Have you seen the poster for the film? It’s a picture of the two Lumière brothers, with one saying to the other: “You know, Auguste, sincerity is the key to documentary cinema.” And the other one says: “Yes, Louis, and if we can fake that, we’ve got it made.”
In a documentary, you also always have to think about construction and editing. You film somebody and you probably film 10 percent of their life that you’re interested in; the rest is not part of the themes that you’re dealing with, so it won’t be in the film. So it’s all kind of fiction in some way. Yeah, not to say that. You know what’s kind of motivating? Everything is tapping into themes that you think are truthful or important or whatever.

‘Synthetic Sincerity’
Given your work with and on AI, what’s your latest take on what it will mean for film, and is it positive or negative?
Both. It’s so early to really understand what’s going on, but I think that, like any tool, it takes things in a different direction. Potentially, it could be really interesting, but it will also probably be terrible. It is really interesting to think about how we might suspend our disbelief. We do it in fiction all the time. [Pier Paolo] Pasolini said we’re always watching a bit of documentary as well, because we’re also seeing the actor perform. So we can’t really separate that out. So, it’s probably both terrifying and interesting at the same time.

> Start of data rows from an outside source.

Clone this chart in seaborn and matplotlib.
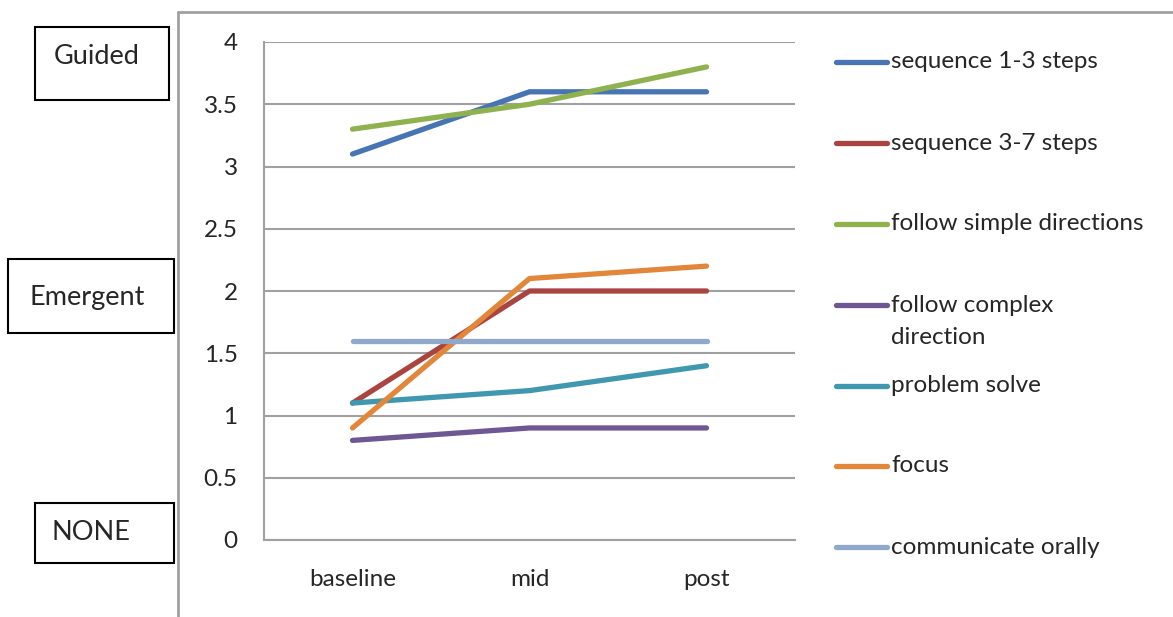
import pandas as pd
import matplotlib.pyplot as plt
import seaborn as sns
from matplotlib.lines import Line2D
from matplotlib.patches import Rectangle

stages = ['baseline', 'mid', 'post']
skills = ['sequence 1-3 steps', 'sequence 3-7 steps', 'follow simple directions',
          'follow complex\ndirection', 'problem solve', 'focus', 'communicate orally']
seq_1_3 = [3.1, 3.6, 3.6]
seq_3_7 = [1.1, 2.0, 2.0]
follow_simple = [3.3, 3.5, 3.8]
follow_complex = [0.8, 0.9, 0.9]
problem_solve = [1.1, 1.2, 1.4]
focus = [0.9, 2.1, 2.2]
communicate = [1.6, 1.6, 1.6]
yticks = [0, 0.5, 1, 1.5, 2, 2.5, 3, 3.5, 4]
ytick_labels = ['0', '0.5', '1', '1.5', '2', '2.5', '3', '3.5', '4']
levels = ['Guided', 'Emergent', 'NONE']

colors = ['#4774B2', '#AA4441', '#8FB24F', '#6F5794', '#3F98B0', '#E2873A', '#8FA8CC']

series = [seq_1_3, seq_3_7, follow_simple, follow_complex, problem_solve, focus, communicate]
df = pd.DataFrame([(sk, st, v) for sk, vals in zip(skills, series)
                   for st, v in zip(stages, vals)],
                  columns=['skill', 'stage', 'score'])

sns.set_style('white')
plt.rcParams['font.family'] = ['Lato', 'DejaVu Sans']

W, H = 1173, 617
fig = plt.figure(figsize=(W / 100, H / 100), dpi=100)
ax = fig.add_axes([264 / W, 1 - 540 / H, (795 - 264) / W, (540 - 42) / H])

sns.lineplot(data=df, x='stage', y='score', hue='skill', hue_order=skills,
             palette=colors, linewidth=3.8, legend=False, ax=ax,
             solid_capstyle='round')

grey = '#A0A0A0'
ax.set_xlim(-0.5, 2.5)
ax.set_ylim(0, 4)
ax.set_yticks(yticks)
ax.set_yticklabels(ytick_labels, fontsize=17.5)
ax.set_xticks([-0.5, 0.5, 1.5, 2.5])
ax.set_xticklabels([])
ax.set_xticks(range(len(stages)), minor=True)
ax.set_xticklabels(stages, minor=True, fontsize=17.5)
ax.tick_params(axis='x', which='minor', length=0, pad=21)
ax.tick_params(axis='x', which='major', length=6, width=1.5, color=grey, direction='out')
ax.tick_params(axis='y', length=6, width=1.5, color=grey, direction='out', pad=13)
ax.set_xlabel('')
ax.set_ylabel('')
ax.yaxis.grid(True, color=grey, lw=1.5)
ax.set_axisbelow(True)
for side in ['top', 'right']:
    ax.spines[side].set_visible(False)
for side in ['left', 'bottom']:
    ax.spines[side].set_color(grey)
    ax.spines[side].set_linewidth(1.5)

# outer frame of the original slide
fig.add_artist(Line2D([178 / W, 178 / W], [1 - 12 / H, 0], color=grey, lw=2))
fig.add_artist(Line2D([178 / W, 1], [1 - 12 / H, 1 - 12 / H], color=grey, lw=2))

# legend drawn by hand to match the spacing
leg_y = [62, 143, 224, 305, 386, 466, 547]
for label, c, y in zip(skills, colors, leg_y):
    fig.add_artist(Line2D([836 / W, 887 / W], [1 - y / H, 1 - y / H], color=c,
                          lw=3.8, solid_capstyle='round'))
    for k, line in enumerate(label.split('\n')):
        fig.text(891 / W, 1 - (y + 32 * k) / H, line, fontsize=17.5, va='center', ha='left')

# level boxes on the left
boxes = [(35, 27, 169, 100), (8, 259, 174, 333), (35, 503, 174, 563)]
for name, (x0, y0, x1, y1) in zip(levels, boxes):
    fig.add_artist(Rectangle((x0 / W, 1 - y1 / H), (x1 - x0) / W, (y1 - y0) / H,
                             fill=False, ec='black', lw=1.5))
text_pos = [(97, 57), (87, 297), (91, 533)]
for name, (tx, ty) in zip(levels, text_pos):
    fig.text(tx / W, 1 - ty / H, name, fontsize=19.5, ha='center', va='center')

fig.savefig('out.png', dpi=100)
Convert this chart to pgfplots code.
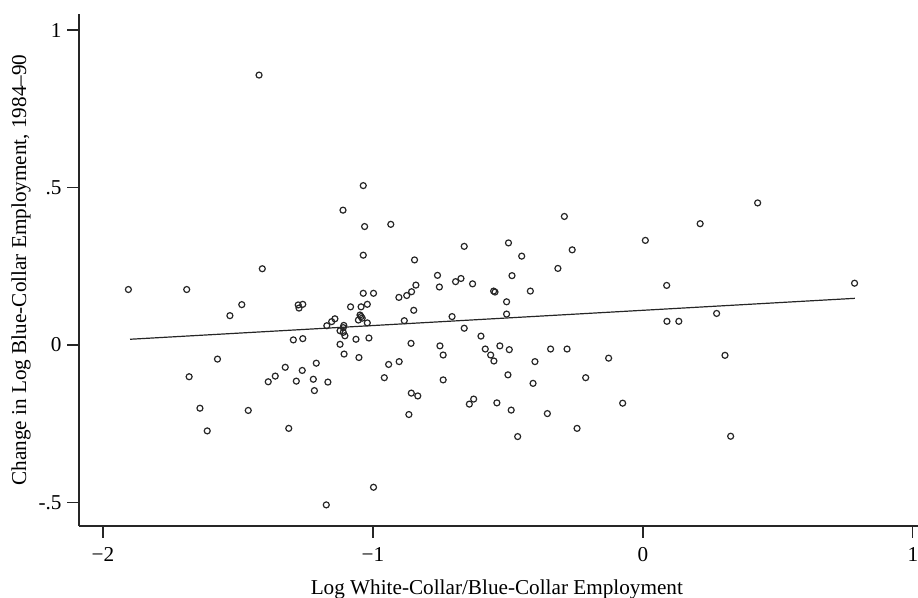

Anything else you’d like to share before I let you go?
There’s this bigger question around what is happening to the medium [of film] and to images and to representation. If you think about it, AI isn’t even representation, is it? Because it’s not representing anything. It’s creating things from scratch. That political question of how one receives images and what it means is so important. We have to think about these questions.
I have kids, and they’re quite literate. They can tell very quickly what’s what, even when they mess around making little movies on their phones, editing and working out how things are put together. Still, it can be very dangerous if we don’t really reflect on these things.